As we move through our encounters with Bio Art projects, how do we not only experience the relational journeys they prompt between us and our nonhuman neighbours, but also document these interactions as archives of stories and truths? What are the boundaries between exploring hypotheses and experiments as stories, to presenting them as factual evidence within a framework of knowledge making? What kinds of power struggles have cultural and scientific production historically and socially contended with that may shape how we frame Bio Arts today? Some provocations to consider can include but are not limited to the frameworks for producing and archiving knowledge, as well as frameworks for solidarity with multiple perspectives, including those of non-humans.

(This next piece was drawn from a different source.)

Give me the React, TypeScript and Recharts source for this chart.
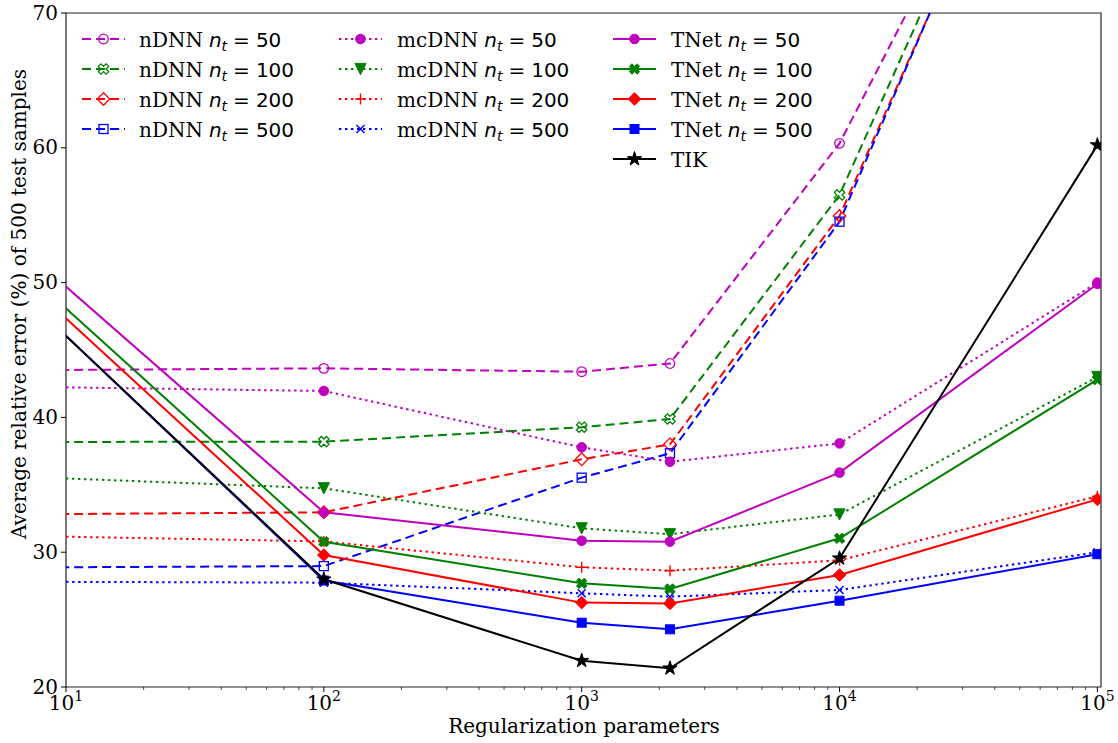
import React from 'react';
import { LineChart, Line, XAxis, YAxis, ReferenceArea } from 'recharts';

// ---------- data ----------
// x = regularization parameter (first point lies left of the visible range, clipped)
const REG_PARAMS = [1, 100, 1000, 2200, 10000, 100000];

const NDNN_50 = [43.4, 43.64, 43.39, 44.0, 60.33, 97.4];
const NDNN_100 = [38.16, 38.2, 39.27, 39.88, 56.5, 99.1];
const NDNN_200 = [32.7, 32.96, 36.89, 38.0, 54.94, 98.0];
const NDNN_500 = [28.8, 28.97, 35.53, 37.34, 54.52, 98.7];

const MCDNN_50 = [42.5, 41.96, 37.78, 36.71, 38.07, 50.0];
const MCDNN_100 = [36.2, 34.74, 31.77, 31.33, 32.8, 43.0];
const MCDNN_200 = [31.5, 30.8, 28.88, 28.63, 29.4, 34.15];
const MCDNN_500 = [27.86, 27.74, 26.95, 26.7, 27.2, 30.0];

const TNET_50 = [66.44, 32.96, 30.85, 30.78, 35.9, 49.9];
const TNET_100 = [65.4, 30.78, 27.69, 27.27, 31.03, 42.8];
const TNET_200 = [64.9, 29.79, 26.26, 26.2, 28.31, 33.92];
const TNET_500 = [64.2, 27.9, 24.77, 24.28, 26.4, 29.85];

const TIK = [64.1, 27.99, 21.95, 21.39, 29.55, 60.2];

const X_MAJOR_TICKS = [10, 100, 1000, 10000, 100000];
const X_MINOR_TICKS = [
  20, 30, 40, 50, 60, 70, 80, 90,
  200, 300, 400, 500, 600, 700, 800, 900,
  2000, 3000, 4000, 5000, 6000, 7000, 8000, 9000,
  20000, 30000, 40000, 50000, 60000, 70000, 80000, 90000,
];
const Y_TICKS = [20, 30, 40, 50, 60, 70];

const X_LABEL = 'Regularization parameters';
const Y_LABEL = 'Average relative error (%) of 500 test samples';

// ---------- styling ----------
const MAGENTA = '#bf00bf';
const GREEN = '#008000';
const RED = '#ff0000';
const BLUE = '#0000ff';
const BLACK = '#000000';
const DASHED = '9 5';
const DOTTED = '2.4 3.6';

type MarkerType =
  | 'circleOpen' | 'xOpen' | 'diamondOpen' | 'squareOpen'
  | 'circle' | 'triDown' | 'plus' | 'x'
  | 'xFilled' | 'diamond' | 'square' | 'star';

interface SeriesDef {
  key: string;
  prefix: string;
  nt: string | null;
  values: number[];
  color: string;
  dash: string | undefined;
  marker: MarkerType;
}

const SERIES: SeriesDef[] = [
  { key: 'nDNN50', prefix: 'nDNN', nt: '50', values: NDNN_50, color: MAGENTA, dash: DASHED, marker: 'circleOpen' },
  { key: 'nDNN100', prefix: 'nDNN', nt: '100', values: NDNN_100, color: GREEN, dash: DASHED, marker: 'xOpen' },
  { key: 'nDNN200', prefix: 'nDNN', nt: '200', values: NDNN_200, color: RED, dash: DASHED, marker: 'diamondOpen' },
  { key: 'nDNN500', prefix: 'nDNN', nt: '500', values: NDNN_500, color: BLUE, dash: DASHED, marker: 'squareOpen' },
  { key: 'mcDNN50', prefix: 'mcDNN', nt: '50', values: MCDNN_50, color: MAGENTA, dash: DOTTED, marker: 'circle' },
  { key: 'mcDNN100', prefix: 'mcDNN', nt: '100', values: MCDNN_100, color: GREEN, dash: DOTTED, marker: 'triDown' },
  { key: 'mcDNN200', prefix: 'mcDNN', nt: '200', values: MCDNN_200, color: RED, dash: DOTTED, marker: 'plus' },
  { key: 'mcDNN500', prefix: 'mcDNN', nt: '500', values: MCDNN_500, color: BLUE, dash: DOTTED, marker: 'x' },
  { key: 'TNet50', prefix: 'TNet', nt: '50', values: TNET_50, color: MAGENTA, dash: undefined, marker: 'circle' },
  { key: 'TNet100', prefix: 'TNet', nt: '100', values: TNET_100, color: GREEN, dash: undefined, marker: 'xFilled' },
  { key: 'TNet200', prefix: 'TNet', nt: '200', values: TNET_200, color: RED, dash: undefined, marker: 'diamond' },
  { key: 'TNet500', prefix: 'TNet', nt: '500', values: TNET_500, color: BLUE, dash: undefined, marker: 'square' },
  { key: 'TIK', prefix: 'TIK', nt: null, values: TIK, color: BLACK, dash: undefined, marker: 'star' },
];

const rows = REG_PARAMS.map((x, i) => {
  const r: Record<string, number> = { x };
  SERIES.forEach((s) => { r[s.key] = s.values[i]; });
  return r;
});

// ---------- markers ----------
function xPolygon(cx: number, cy: number, size: number): string {
  const base = [
    [-1, -3], [1, -3], [1, -1], [3, -1], [3, 1], [1, 1],
    [1, 3], [-1, 3], [-1, 1], [-3, 1], [-3, -1], [-1, -1],
  ];
  const c = Math.cos(Math.PI / 4);
  const pts = base.map(([px, py]) => {
    const ux = (px / 6) * size;
    const uy = (py / 6) * size;
    return [cx + ux * c - uy * c, cy + ux * c + uy * c];
  });
  return 'M' + pts.map((p) => `${p[0].toFixed(2)},${p[1].toFixed(2)}`).join(' L') + ' Z';
}

function starPath(cx: number, cy: number, r: number): string {
  const inner = r * 0.381966;
  const pts: string[] = [];
  for (let i = 0; i < 10; i++) {
    const rad = i % 2 === 0 ? r : inner;
    const a = -Math.PI / 2 + (i * Math.PI) / 5;
    pts.push(`${(cx + rad * Math.cos(a)).toFixed(2)},${(cy + rad * Math.sin(a)).toFixed(2)}`);
  }
  return 'M' + pts.join(' L') + ' Z';
}

function renderMarker(type: MarkerType, cx: number, cy: number, color: string, key?: string) {
  const open = { fill: 'none', stroke: color, strokeWidth: 1.3 };
  const filled = { fill: color, stroke: color, strokeWidth: 1 };
  switch (type) {
    case 'circleOpen':
      return <circle key={key} cx={cx} cy={cy} r={4.8} {...open} />;
    case 'xOpen':
      return <path key={key} d={xPolygon(cx, cy, 11)} {...open} />;
    case 'diamondOpen':
      return <path key={key} d={`M${cx},${cy - 6.3} L${cx + 6.3},${cy} L${cx},${cy + 6.3} L${cx - 6.3},${cy} Z`} {...open} />;
    case 'squareOpen':
      return <rect key={key} x={cx - 4.5} y={cy - 4.5} width={9} height={9} {...open} />;
    case 'circle':
      return <circle key={key} cx={cx} cy={cy} r={4.8} {...filled} />;
    case 'triDown':
      return <path key={key} d={`M${cx - 5.6},${cy - 5.6} L${cx + 5.6},${cy - 5.6} L${cx},${cy + 5.6} Z`} {...filled} />;
    case 'plus':
      return (
        <g key={key} stroke={color} strokeWidth={1.4}>
          <line x1={cx - 5.5} x2={cx + 5.5} y1={cy} y2={cy} />
          <line x1={cx} x2={cx} y1={cy - 5.5} y2={cy + 5.5} />
        </g>
      );
    case 'x':
      return (
        <g key={key} stroke={color} strokeWidth={1.4}>
          <line x1={cx - 4} x2={cx + 4} y1={cy - 4} y2={cy + 4} />
          <line x1={cx - 4} x2={cx + 4} y1={cy + 4} y2={cy - 4} />
        </g>
      );
    case 'xFilled':
      return <path key={key} d={xPolygon(cx, cy, 11)} {...filled} />;
    case 'diamond':
      return <path key={key} d={`M${cx},${cy - 6.3} L${cx + 6.3},${cy} L${cx},${cy + 6.3} L${cx - 6.3},${cy} Z`} {...filled} />;
    case 'square':
      return <rect key={key} x={cx - 4.5} y={cy - 4.5} width={9} height={9} {...filled} />;
    case 'star':
      return <path key={key} d={starPath(cx, cy, 7.5)} {...filled} />;
    default:
      return <g key={key} />;
  }
}

// ---------- axis ticks ----------
const XTick = (props: any) => {
  const { x, y, payload } = props;
  const v = payload.value as number;
  const major = X_MAJOR_TICKS.includes(v);
  const exp = Math.round(Math.log10(v));
  return (
    <g>
      <line x1={x} x2={x} y1={y} y2={y + (major ? 5 : 3)} stroke="#000" strokeWidth={major ? 1 : 0.7} />
      {major && (
        <text x={x} y={y + 23} textAnchor="middle" fontFamily="DejaVu Serif" fontSize={20} fill="#000">
          10<tspan dy={-9} fontSize={14}>{exp}</tspan>
        </text>
      )}
    </g>
  );
};

const YTick = (props: any) => {
  const { x, y, payload } = props;
  return (
    <g>
      <line x1={66} x2={61} y1={y} y2={y} stroke="#000" strokeWidth={1} />
      <text x={x} y={y + 6.5} textAnchor="end" fontFamily="DejaVu Serif" fontSize={20} fill="#000">
        {payload.value}
      </text>
    </g>
  );
};

// ---------- legend ----------
const LEGEND_COLS = [
  { lineX: 82, textX: 139, keys: ['nDNN50', 'nDNN100', 'nDNN200', 'nDNN500'] },
  { lineX: 339, textX: 397, keys: ['mcDNN50', 'mcDNN100', 'mcDNN200', 'mcDNN500'] },
  { lineX: 613, textX: 671, keys: ['TNet50', 'TNet100', 'TNet200', 'TNet500', 'TIK'] },
];

function LegendOverlay() {
  const rowY = (i: number) => 39 + i * 30;
  return (
    <svg width={1118} height={743} style={{ position: 'absolute', left: 0, top: 0, pointerEvents: 'none' }}>
      {LEGEND_COLS.map((col, ci) =>
        col.keys.map((k, ri) => {
          const s = SERIES.find((ss) => ss.key === k)!;
          const y = rowY(ri);
          return (
            <g key={`${ci}-${ri}`}>
              <line x1={col.lineX} x2={col.lineX + 43} y1={y} y2={y} stroke={s.color} strokeWidth={2}
                strokeDasharray={s.dash} />
              {renderMarker(s.marker, col.lineX + 21.5, y, s.color)}
              <text x={col.textX} y={y + 7.5} fontSize={20} fill="#000" fontFamily="DejaVu Serif">
                <tspan>{s.prefix}</tspan>
                {s.nt !== null && (
                  <>
                    <tspan dx={6} fontFamily="DejaVu Sans" fontStyle="italic">n</tspan>
                    <tspan dy={4} fontFamily="DejaVu Sans" fontStyle="italic" fontSize={14}>t</tspan>
                    <tspan dy={-4} dx={6} fontFamily="DejaVu Sans">=</tspan>
                    <tspan dx={6} fontFamily="DejaVu Sans">{s.nt}</tspan>
                  </>
                )}
              </text>
            </g>
          );
        })
      )}
      <text x={584} y={733} textAnchor="middle" fontFamily="DejaVu Serif" fontSize={20} fill="#000">
        {X_LABEL}
      </text>
      <text x={0} y={0} transform="translate(26,304) rotate(-90)" textAnchor="middle"
        fontFamily="DejaVu Serif" fontSize={20} fill="#000">
        {Y_LABEL}
      </text>
    </svg>
  );
}

export default function App() {
  return (
    <div style={{ position: 'absolute', left: 0, top: 0, width: 1118, height: 743, background: '#fff' }}>
      <LineChart width={1118} height={743} data={rows} margin={{ top: 13, right: 17, bottom: 0, left: 0 }}>
        <XAxis
          dataKey="x"
          type="number"
          scale="log"
          domain={[10, 103300]}
          allowDataOverflow
          ticks={[...X_MAJOR_TICKS, ...X_MINOR_TICKS]}
          interval={0}
          tick={(p: any) => <XTick {...p} />}
          tickLine={false}
          tickSize={0}
          tickMargin={0}
          axisLine={false}
          height={56}
        />
        <YAxis
          type="number"
          domain={[20, 70]}
          allowDataOverflow
          ticks={Y_TICKS}
          interval={0}
          tick={(p: any) => <YTick {...p} />}
          tickLine={false}
          tickSize={5}
          tickMargin={3}
          axisLine={false}
          width={66}
        />
        <ReferenceArea x1={10} x2={103300} y1={20} y2={70} fill="none" stroke="#222" strokeWidth={1.2}
          fillOpacity={0} ifOverflow="visible" />
        {SERIES.map((s) => (
          <Line
            key={s.key}
            dataKey={s.key}
            name={s.key}
            stroke={s.color}
            strokeWidth={2}
            strokeDasharray={s.dash}
            isAnimationActive={false}
            activeDot={false}
            dot={(p: any) => renderMarker(s.marker, p.cx, p.cy, s.color, `${s.key}-${p.index}`)}
            type="linear"
          />
        ))}
      </LineChart>
      <LegendOverlay />
    </div>
  );
}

There are socio-political challenges in producing and archiving knowledge, whereby Western institutions of knowledge have a long history of amplifying the sciences as neutral and objective, in order to justify race, class, disability and gender-based oppressions. In The Long Shadow Of Colonial Science (2021) by art historian and environmental humanities scholar, Sria Chatterjee, we are introduced to how botanical specimen collections have a long colonial history of violence. “The botanical sciences aided the colonial enterprise and were, in turn, organised by it.” She refers to the plant-based resources that were globally extracted by the British Empire and mechanised through imperialist trade, at the expense of the colonised Indigenous land stewards and the health of their ecologies. To learn from history and to contend with the potential for harm in systems of knowledge making – through their lasting legacies of extraction, exploitation and  ideological distribution – how can we begin to shape the knowledge stemming from Bio Arts projects through ethical practices?

Looking to Bio Arts can provoke us to build relationships to a multitude of life forms, incorporating these experiences through differently scaled timelines, technologies, data, senses, and more. Scholar Melody Jue’s science fiction aligned strategy of conceptual displacement encourages us to reframe our normative understanding of an environment, material or cycle of processes by seeking to identify with them in contexts a bit more alien to what we’re used to. In her Wild Blue Media: Thinking Through Seawater (2020), she asks, “How would ways of speaking about (x) change if you were to displace or transport it to a different environmental context, like the ocean?” (Jue, 2020:6), which we may take **to ask, “like the microbial?”

To what extent does knowledge making repackage, even appropriate, older and Othered culturally specific processes of making, as if they are new Western scientific innovations? The ethics of knowledge production must align with cultural histories. As Dr Max Liboiron, founder of CLEAR (an interdisciplinary plastic pollution laboratory using research methods that “foreground humility and good land relations”), highlights in their book Pollution Is Colonialism (2021), “you can’t have obligation without specificity.” This is to say solidarities must be specific to lived experiences and positionalities, and universalising experiences of oppressions as a collective ‘We’ actually decomposes the sincerity of solidarity. How could Bio Arts encourage us to hold multiple perspectives, while navigating where overlaps and frictions remain committed to the cause for more positive actions?